FDA Grants Coronavirus mRNA Vaccine Fast Track Designation

May 14, 2020

Vaccine candidate mRNA-1273 has been granted Fast Track designation by the US FDA.

Moderna’s coronavirus disease 2019 (COVID-19) vaccine candidate mRNA-1273 has been granted Fast Track designation by the US Food and Drug Administration (FDA), according to a company press release.

The investigational mRNA-1273 is an mRNA vaccine against SARS-CoV-2 encoding for a prefusion stabilized form of the coronavirus’ Spike protein.

A fast track designation expedites review for treatments which fill an unmet medical need. The designation encourages communication between drug developers and the FDA. Moderna previously received Fast Track designation for an investigational Zika vaccine.

“Fast Track designation underscores the urgent need for a vaccine against the novel coronavirus,” Tal Zaks, MD, PhD, Chief Medical Officer at Moderna, said in the press release.

Moderna submitted an investigational new drug application to the FDA on April 27 and was approved for a Phase 2 study on May 7.

“As we await the full set of clinical data from the NIAID-led Phase 1 study, we are actively preparing for our Phase 2 and Phase 3 clinical studies to continue learning about the potential of mRNA-1273 to protect against SARS-CoV-2,” Zaks said.

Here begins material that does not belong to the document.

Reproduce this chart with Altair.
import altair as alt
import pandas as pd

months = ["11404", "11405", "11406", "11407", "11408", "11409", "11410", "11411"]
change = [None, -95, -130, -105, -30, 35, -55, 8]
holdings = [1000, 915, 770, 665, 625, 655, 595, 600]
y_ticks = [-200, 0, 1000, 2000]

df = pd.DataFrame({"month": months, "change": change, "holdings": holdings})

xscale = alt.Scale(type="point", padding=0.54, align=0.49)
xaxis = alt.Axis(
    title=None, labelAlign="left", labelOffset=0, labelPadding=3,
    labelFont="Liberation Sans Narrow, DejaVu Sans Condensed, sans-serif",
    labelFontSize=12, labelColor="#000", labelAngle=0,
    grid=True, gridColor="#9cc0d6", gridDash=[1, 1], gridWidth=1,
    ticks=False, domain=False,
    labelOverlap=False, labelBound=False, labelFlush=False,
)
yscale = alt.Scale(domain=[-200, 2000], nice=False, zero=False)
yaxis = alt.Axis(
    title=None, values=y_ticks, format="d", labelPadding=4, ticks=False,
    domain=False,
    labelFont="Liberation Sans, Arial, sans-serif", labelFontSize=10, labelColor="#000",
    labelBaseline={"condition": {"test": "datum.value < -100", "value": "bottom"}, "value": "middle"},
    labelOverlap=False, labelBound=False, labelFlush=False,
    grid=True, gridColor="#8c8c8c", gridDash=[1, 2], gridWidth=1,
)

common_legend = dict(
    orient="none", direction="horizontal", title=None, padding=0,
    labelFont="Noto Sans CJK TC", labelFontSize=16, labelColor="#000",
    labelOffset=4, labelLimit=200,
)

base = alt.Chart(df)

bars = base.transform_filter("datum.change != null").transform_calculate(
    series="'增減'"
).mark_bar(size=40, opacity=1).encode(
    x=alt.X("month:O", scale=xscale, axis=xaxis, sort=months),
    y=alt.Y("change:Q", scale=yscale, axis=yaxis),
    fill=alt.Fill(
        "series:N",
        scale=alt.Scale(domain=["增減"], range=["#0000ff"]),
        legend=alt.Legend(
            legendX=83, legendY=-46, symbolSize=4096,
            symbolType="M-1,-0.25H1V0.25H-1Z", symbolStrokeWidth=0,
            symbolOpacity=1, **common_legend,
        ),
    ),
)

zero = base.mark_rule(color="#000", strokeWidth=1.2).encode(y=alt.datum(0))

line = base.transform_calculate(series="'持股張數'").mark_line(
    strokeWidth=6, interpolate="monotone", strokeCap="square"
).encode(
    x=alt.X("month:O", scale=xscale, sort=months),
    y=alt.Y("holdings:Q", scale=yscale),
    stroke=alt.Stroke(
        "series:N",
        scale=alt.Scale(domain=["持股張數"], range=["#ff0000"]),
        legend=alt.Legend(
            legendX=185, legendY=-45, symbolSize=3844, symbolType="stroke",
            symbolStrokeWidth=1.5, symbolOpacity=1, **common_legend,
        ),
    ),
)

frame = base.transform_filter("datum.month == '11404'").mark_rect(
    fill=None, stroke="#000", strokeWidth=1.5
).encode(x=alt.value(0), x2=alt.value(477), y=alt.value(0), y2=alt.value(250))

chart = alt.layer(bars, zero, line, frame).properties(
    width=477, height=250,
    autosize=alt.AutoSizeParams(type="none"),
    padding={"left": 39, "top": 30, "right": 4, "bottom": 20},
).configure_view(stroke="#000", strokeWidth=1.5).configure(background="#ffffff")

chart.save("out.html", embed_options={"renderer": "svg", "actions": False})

The Phase 2 study will aim to explore the safety, immunogenicity, and reactogenicity of 2 doses of mRNA-1273 administered 28 days apart.

Phase 2 Study Parameters:

  • A total of 600 participants will be assigned to receive placebo, 50 μg, or 250 μg of the vaccine in both vaccinations. Participants will then be followed for 12 months after vaccination.

  • Participants will range from 18-55 years in a 300 person cohort, and 55 years+ in another 300 person cohort.

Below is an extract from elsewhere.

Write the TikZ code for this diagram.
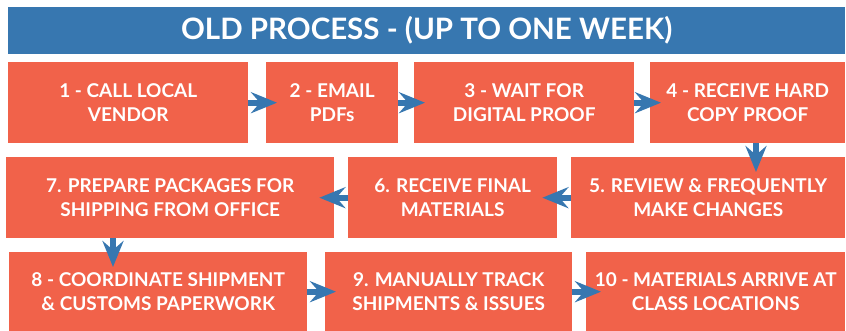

  • Participants will be followed through 12 months after the second vaccination.

Moderna is also finalizing the protocol for the Phase 3 study, expected to begin in the summer of this year. The planning for these studies, late-stage clinical development programs, and the potential scale-up of manufacturing for the vaccine have been funded by the US Biomedical Advanced Research and Development Authority.

“Safe, effective vaccines are critical to ending this pandemic and preventing future outbreaks of SARS-COV-2,” said BARDA Acting Director Gary Disbrow, PhD, upon the May 7 submission of Moderna’s investigational new drug application.